Tom Schmid: In einem einkommensabhängigen Modell der Pflegefinanzierung müsste ein zweites, staatliches Netz für nicht versicherte oder arbeitslose Personen geschaffen werden. Diese Menschen würden dann nur eine Minimalpflege erhalten.

KOMPETENZ: Wäre die Umstellung auf Sachleistungen eine sinnvolle Alternative?

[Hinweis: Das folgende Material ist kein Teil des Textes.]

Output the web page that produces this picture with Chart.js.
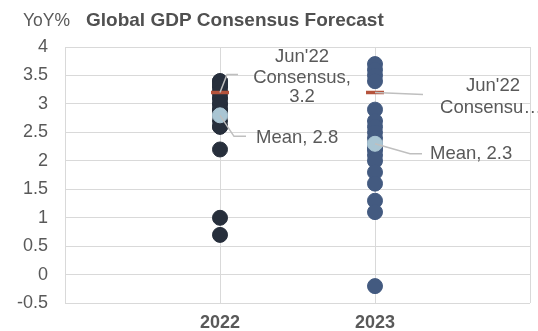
<!DOCTYPE html>
<html lang="en">
<head>
  <meta charset="UTF-8">
  <title>Global GDP Consensus Forecast</title>
  <script src="https://cdn.jsdelivr.net/npm/chart.js"></script>
  <style>
    body { margin: 0; padding: 0; background: #fff; }
    #wrap { width: 538px; height: 331px; position: relative; }
  </style>
</head>
<body>
  <div id="wrap"><canvas id="gdpChart"></canvas></div>

  <script>
    // Forecast values
    const years = [2022, 2023];
    const forecasts2022 = [3.4, 3.4, 3.35, 3.3, 3.3, 3.2, 3.2, 3.1, 3.1, 3.0, 3.0, 2.9, 2.9, 2.8, 2.7, 2.6, 2.6, 2.2, 1.0, 0.7];
    const forecasts2023 = [3.7, 3.6, 3.5, 3.4, 2.9, 2.7, 2.6, 2.5, 2.4, 2.3, 2.2, 2.2, 2.1, 2.0, 1.8, 1.6, 1.3, 1.1, -0.2];
    const consensus = [3.2, 3.2];
    const means = [2.8, 2.3];
    const yTicks = [-0.5, 0, 0.5, 1, 1.5, 2, 2.5, 3, 3.5, 4];

    const grey = '#595959';
    const fontFamily = '"Liberation Sans", Arial, sans-serif';
    const toPoints = (x, arr) => arr.map(v => ({ x: x, y: v }));

    // Title, axis unit and the leader-line labels
    const notesPlugin = {
      id: 'notes',
      afterDatasetsDraw(chart) {
        const ctx = chart.ctx;
        const xs = chart.scales.x, ys = chart.scales.y;
        ctx.save();
        ctx.fillStyle = grey;
        ctx.textBaseline = 'alphabetic';
        ctx.textAlign = 'left';
        ctx.font = '17.5px ' + fontFamily;
        ctx.fillText('YoY%', 23, 26);
        ctx.fillStyle = '#505050';
        ctx.font = 'bold 19px ' + fontFamily;
        ctx.fillText('Global GDP Consensus Forecast', 86, 26);

        ctx.fillStyle = grey;
        ctx.strokeStyle = '#bfbfbf';
        ctx.lineWidth = 1.5;
        ctx.textBaseline = 'middle';
        ctx.font = '18.5px ' + fontFamily;
        ctx.textAlign = 'center';

        // 2022 consensus
        let px = xs.getPixelForValue(years[0]), py = ys.getPixelForValue(consensus[0]);
        ctx.beginPath(); ctx.moveTo(px, py); ctx.lineTo(px + 7, py - 18); ctx.lineTo(px + 18, py - 18); ctx.stroke();
        ctx.fillText("Jun'22", px + 82, py - 36);
        ctx.fillText('Consensus,', px + 82, py - 15);
        ctx.fillText(String(consensus[0]), px + 82, py + 4);

        // 2022 mean
        py = ys.getPixelForValue(means[0]);
        ctx.beginPath(); ctx.moveTo(px, py); ctx.lineTo(px + 14, py + 21); ctx.lineTo(px + 26, py + 21); ctx.stroke();
        ctx.textAlign = 'left';
        ctx.fillText('Mean, ' + means[0], px + 36, py + 23);

        // 2023 consensus
        px = xs.getPixelForValue(years[1]); py = ys.getPixelForValue(consensus[1]);
        ctx.beginPath(); ctx.moveTo(px, py); ctx.lineTo(px + 48, py + 2); ctx.stroke();
        ctx.textAlign = 'center';
        ctx.fillText("Jun'22", px + 118, py - 7);
        ctx.fillText('Consensu\u2026', px + 116, py + 15);

        // 2023 mean
        py = ys.getPixelForValue(means[1]);
        ctx.beginPath(); ctx.moveTo(px, py); ctx.lineTo(px + 35, py + 10); ctx.lineTo(px + 47, py + 10); ctx.stroke();
        ctx.textAlign = 'left';
        ctx.fillText('Mean, ' + means[1], px + 55, py + 10);
        ctx.restore();
      }
    };

    new Chart(document.getElementById('gdpChart').getContext('2d'), {
      type: 'scatter',
      data: {
        datasets: [
          {
            label: 'Mean',
            data: years.map((x, i) => ({ x: x, y: means[i] })),
            backgroundColor: '#a9c5d3',
            borderColor: '#a9c5d3',
            pointRadius: 7.5,
            order: 0
          },
          {
            label: "Jun'22 Consensus",
            data: years.map((x, i) => ({ x: x, y: consensus[i] })),
            pointStyle: 'line',
            borderColor: '#b5533c',
            borderWidth: 3.5,
            pointRadius: 9,
            order: 1
          },
          {
            label: '2022',
            data: toPoints(years[0], forecasts2022),
            backgroundColor: '#272f3c',
            borderColor: '#272f3c',
            pointRadius: 7.5,
            order: 2
          },
          {
            label: '2023',
            data: toPoints(years[1], forecasts2023),
            backgroundColor: '#435a80',
            borderColor: '#435a80',
            pointRadius: 7.5,
            order: 3
          }
        ]
      },
      options: {
        responsive: true,
        maintainAspectRatio: false,
        animation: false,
        layout: { autoPadding: false, padding: { top: 47, right: 8, left: 0, bottom: 0 } },
        plugins: {
          legend: { display: false },
          tooltip: { enabled: false }
        },
        scales: {
          x: {
            type: 'linear',
            min: 2021,
            max: 2024,
            afterBuildTicks: (s) => { s.ticks = [2021, 2022, 2023, 2024].map(v => ({ value: v })); },
            afterFit: (s) => { s.height = 27; s.paddingLeft = 0; s.paddingRight = 0; },
            grid: { color: '#d9d9d9', lineWidth: 1, drawTicks: false },
            border: { display: false },
            ticks: {
              padding: 9,
              color: grey,
              font: { family: fontFamily, size: 18, weight: 'bold' },
              callback: (v) => years.includes(v) ? String(v) : ''
            }
          },
          y: {
            min: -0.5,
            max: 4,
            afterBuildTicks: (s) => { s.ticks = yTicks.map(v => ({ value: v })); },
            afterFit: (s) => { s.width = 65; },
            grid: { color: '#d9d9d9', lineWidth: 1, drawTicks: false },
            border: { display: false },
            ticks: {
              padding: 17,
              color: grey,
              font: { family: fontFamily, size: 18 },
              callback: (v) => String(v)
            }
          }
        }
      },
      plugins: [notesPlugin]
    });
  </script>
</body>
</html>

Tom Schmid: Eine Umstellung auf Sachleistungen wäre extrem teuer. Derzeit deckt das Pflegegeld pro Stufe etwa 15 Prozent der tatsächlichen Kosten ab, das Gesetz spricht daher von einem „Zuschuss zu pflegebedingten Mehraufwendungen“. Bei einer Umstellung auf Sachleistungen müsste man die Leistungen erheblich kürzen oder die Kosten erheblich erhöhen, entweder durch höhere Versicherungsleistungen oder durch deutlich höhere Zuzahlungen der Betroffenen.

Zur Person:

Tom Schmid wurde 1955 in Wien geboren und hat Volkswirtschaften sowie Politikwissenschaft und Geschichte studiert. Er ist Professor für Sozialpolitik an der Fachhochschule St. Pölten, hat weitere Lehraufträge und ist als Geschäftsführer von „DAS BAND“ tätig. Seine wissenschaftliche Expertise zeigt sich in zahlreichen Forschungsprojekten zu sozialwissenschaftlichen Themen und der Teilnahme an Beratungsgremien zur sozialpolitischen Entscheidungsfindung.